Would you quote every entry exactly, dropping only the pictures?

** begin Raw records **

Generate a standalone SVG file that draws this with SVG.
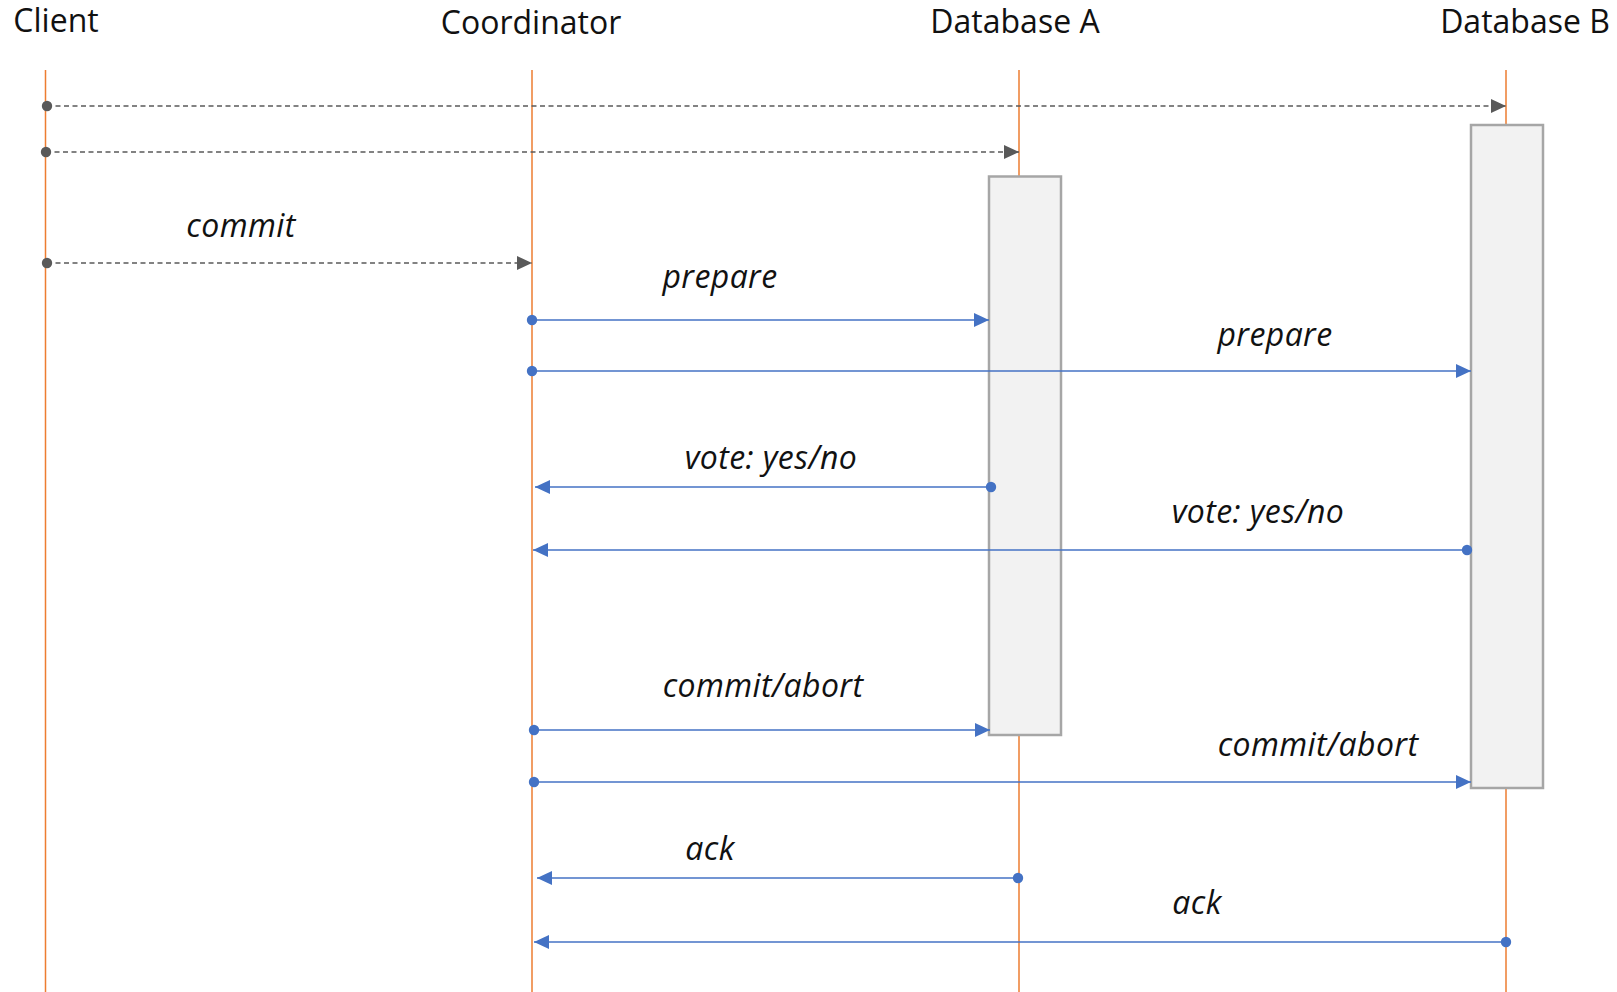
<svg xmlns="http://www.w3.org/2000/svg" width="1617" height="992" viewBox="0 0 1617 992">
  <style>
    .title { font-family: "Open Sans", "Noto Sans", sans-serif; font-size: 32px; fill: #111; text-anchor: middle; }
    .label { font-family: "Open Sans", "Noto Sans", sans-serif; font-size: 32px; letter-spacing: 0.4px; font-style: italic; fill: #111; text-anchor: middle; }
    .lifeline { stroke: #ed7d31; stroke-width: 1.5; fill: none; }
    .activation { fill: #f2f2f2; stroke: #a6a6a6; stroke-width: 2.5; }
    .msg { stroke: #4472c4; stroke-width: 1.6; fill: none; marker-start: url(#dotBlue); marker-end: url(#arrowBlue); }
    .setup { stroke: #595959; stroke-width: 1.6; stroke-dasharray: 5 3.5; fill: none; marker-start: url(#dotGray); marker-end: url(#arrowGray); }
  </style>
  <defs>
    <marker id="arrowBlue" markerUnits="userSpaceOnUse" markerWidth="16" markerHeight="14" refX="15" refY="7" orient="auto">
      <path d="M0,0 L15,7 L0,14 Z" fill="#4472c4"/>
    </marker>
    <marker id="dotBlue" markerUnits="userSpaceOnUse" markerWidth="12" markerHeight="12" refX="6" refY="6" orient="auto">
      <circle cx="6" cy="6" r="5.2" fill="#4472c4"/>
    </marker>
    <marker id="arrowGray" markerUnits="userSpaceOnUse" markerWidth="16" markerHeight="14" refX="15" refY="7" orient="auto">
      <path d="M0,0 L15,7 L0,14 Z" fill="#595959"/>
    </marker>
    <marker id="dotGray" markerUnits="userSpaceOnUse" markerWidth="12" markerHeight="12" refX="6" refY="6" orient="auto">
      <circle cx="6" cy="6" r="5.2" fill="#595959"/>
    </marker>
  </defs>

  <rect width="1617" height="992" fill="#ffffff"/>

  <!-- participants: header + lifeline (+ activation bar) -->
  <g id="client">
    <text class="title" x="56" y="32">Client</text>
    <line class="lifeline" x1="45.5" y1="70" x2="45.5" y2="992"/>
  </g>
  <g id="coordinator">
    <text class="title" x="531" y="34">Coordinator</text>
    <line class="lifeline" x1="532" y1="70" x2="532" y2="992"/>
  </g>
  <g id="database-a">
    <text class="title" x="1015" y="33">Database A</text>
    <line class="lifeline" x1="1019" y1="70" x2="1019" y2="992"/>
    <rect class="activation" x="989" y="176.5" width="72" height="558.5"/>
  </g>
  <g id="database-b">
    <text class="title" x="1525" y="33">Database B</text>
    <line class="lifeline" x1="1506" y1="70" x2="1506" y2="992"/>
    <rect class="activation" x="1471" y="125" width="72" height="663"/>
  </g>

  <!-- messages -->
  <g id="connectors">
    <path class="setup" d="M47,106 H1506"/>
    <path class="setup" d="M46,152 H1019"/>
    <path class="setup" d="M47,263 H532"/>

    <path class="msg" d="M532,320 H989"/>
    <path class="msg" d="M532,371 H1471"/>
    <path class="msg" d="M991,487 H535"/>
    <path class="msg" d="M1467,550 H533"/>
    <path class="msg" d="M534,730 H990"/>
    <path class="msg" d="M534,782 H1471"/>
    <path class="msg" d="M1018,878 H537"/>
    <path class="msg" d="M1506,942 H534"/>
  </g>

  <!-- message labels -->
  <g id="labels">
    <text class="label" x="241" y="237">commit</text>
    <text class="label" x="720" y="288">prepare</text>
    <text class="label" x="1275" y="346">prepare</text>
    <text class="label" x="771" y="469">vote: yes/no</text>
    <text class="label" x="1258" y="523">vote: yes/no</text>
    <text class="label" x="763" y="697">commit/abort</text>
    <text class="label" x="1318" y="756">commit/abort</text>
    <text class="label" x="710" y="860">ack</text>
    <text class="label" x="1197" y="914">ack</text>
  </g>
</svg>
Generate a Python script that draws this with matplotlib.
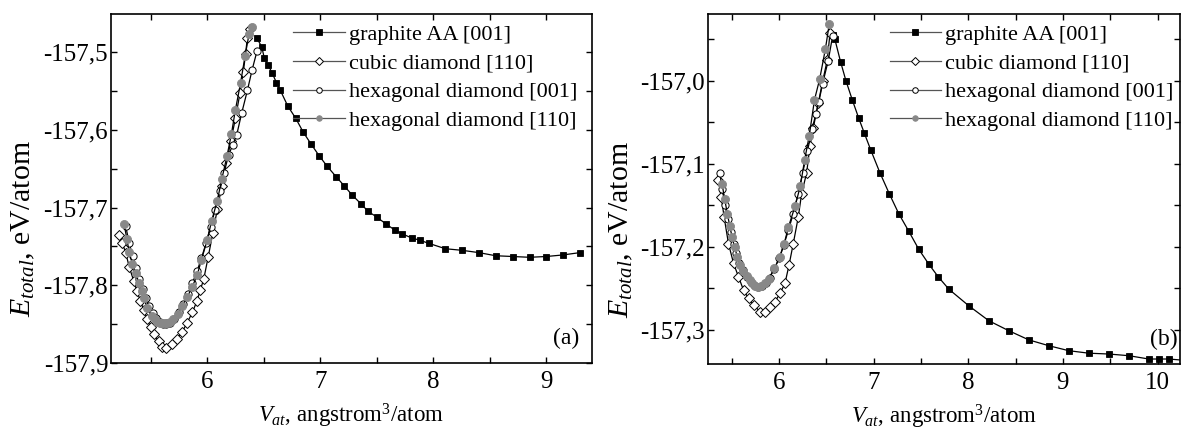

** end Raw records **

### Written reply
Generate a standalone SVG file that draws this with SVG.
<svg xmlns="http://www.w3.org/2000/svg" width="1617" height="992" viewBox="0 0 1617 992">
  <style>
    .title { font-family: "Open Sans", "Noto Sans", sans-serif; font-size: 32px; fill: #111; text-anchor: middle; }
    .label { font-family: "Open Sans", "Noto Sans", sans-serif; font-size: 32px; letter-spacing: 0.4px; font-style: italic; fill: #111; text-anchor: middle; }
    .lifeline { stroke: #ed7d31; stroke-width: 1.5; fill: none; }
    .activation { fill: #f2f2f2; stroke: #a6a6a6; stroke-width: 2.5; }
    .msg { stroke: #4472c4; stroke-width: 1.6; fill: none; marker-start: url(#dotBlue); marker-end: url(#arrowBlue); }
    .setup { stroke: #595959; stroke-width: 1.6; stroke-dasharray: 5 3.5; fill: none; marker-start: url(#dotGray); marker-end: url(#arrowGray); }
  </style>
  <defs>
    <marker id="arrowBlue" markerUnits="userSpaceOnUse" markerWidth="16" markerHeight="14" refX="15" refY="7" orient="auto">
      <path d="M0,0 L15,7 L0,14 Z" fill="#4472c4"/>
    </marker>
    <marker id="dotBlue" markerUnits="userSpaceOnUse" markerWidth="12" markerHeight="12" refX="6" refY="6" orient="auto">
      <circle cx="6" cy="6" r="5.2" fill="#4472c4"/>
    </marker>
    <marker id="arrowGray" markerUnits="userSpaceOnUse" markerWidth="16" markerHeight="14" refX="15" refY="7" orient="auto">
      <path d="M0,0 L15,7 L0,14 Z" fill="#595959"/>
    </marker>
    <marker id="dotGray" markerUnits="userSpaceOnUse" markerWidth="12" markerHeight="12" refX="6" refY="6" orient="auto">
      <circle cx="6" cy="6" r="5.2" fill="#595959"/>
    </marker>
  </defs>

  <rect width="1617" height="992" fill="#ffffff"/>

  <!-- participants: header + lifeline (+ activation bar) -->
  <g id="client">
    <text class="title" x="56" y="32">Client</text>
    <line class="lifeline" x1="45.5" y1="70" x2="45.5" y2="992"/>
  </g>
  <g id="coordinator">
    <text class="title" x="531" y="34">Coordinator</text>
    <line class="lifeline" x1="532" y1="70" x2="532" y2="992"/>
  </g>
  <g id="database-a">
    <text class="title" x="1015" y="33">Database A</text>
    <line class="lifeline" x1="1019" y1="70" x2="1019" y2="992"/>
    <rect class="activation" x="989" y="176.5" width="72" height="558.5"/>
  </g>
  <g id="database-b">
    <text class="title" x="1525" y="33">Database B</text>
    <line class="lifeline" x1="1506" y1="70" x2="1506" y2="992"/>
    <rect class="activation" x="1471" y="125" width="72" height="663"/>
  </g>

  <!-- messages -->
  <g id="connectors">
    <path class="setup" d="M47,106 H1506"/>
    <path class="setup" d="M46,152 H1019"/>
    <path class="setup" d="M47,263 H532"/>

    <path class="msg" d="M532,320 H989"/>
    <path class="msg" d="M532,371 H1471"/>
    <path class="msg" d="M991,487 H535"/>
    <path class="msg" d="M1467,550 H533"/>
    <path class="msg" d="M534,730 H990"/>
    <path class="msg" d="M534,782 H1471"/>
    <path class="msg" d="M1018,878 H537"/>
    <path class="msg" d="M1506,942 H534"/>
  </g>

  <!-- message labels -->
  <g id="labels">
    <text class="label" x="241" y="237">commit</text>
    <text class="label" x="720" y="288">prepare</text>
    <text class="label" x="1275" y="346">prepare</text>
    <text class="label" x="771" y="469">vote: yes/no</text>
    <text class="label" x="1258" y="523">vote: yes/no</text>
    <text class="label" x="763" y="697">commit/abort</text>
    <text class="label" x="1318" y="756">commit/abort</text>
    <text class="label" x="710" y="860">ack</text>
    <text class="label" x="1197" y="914">ack</text>
  </g>
</svg>
Generate a Python script that draws this with matplotlib.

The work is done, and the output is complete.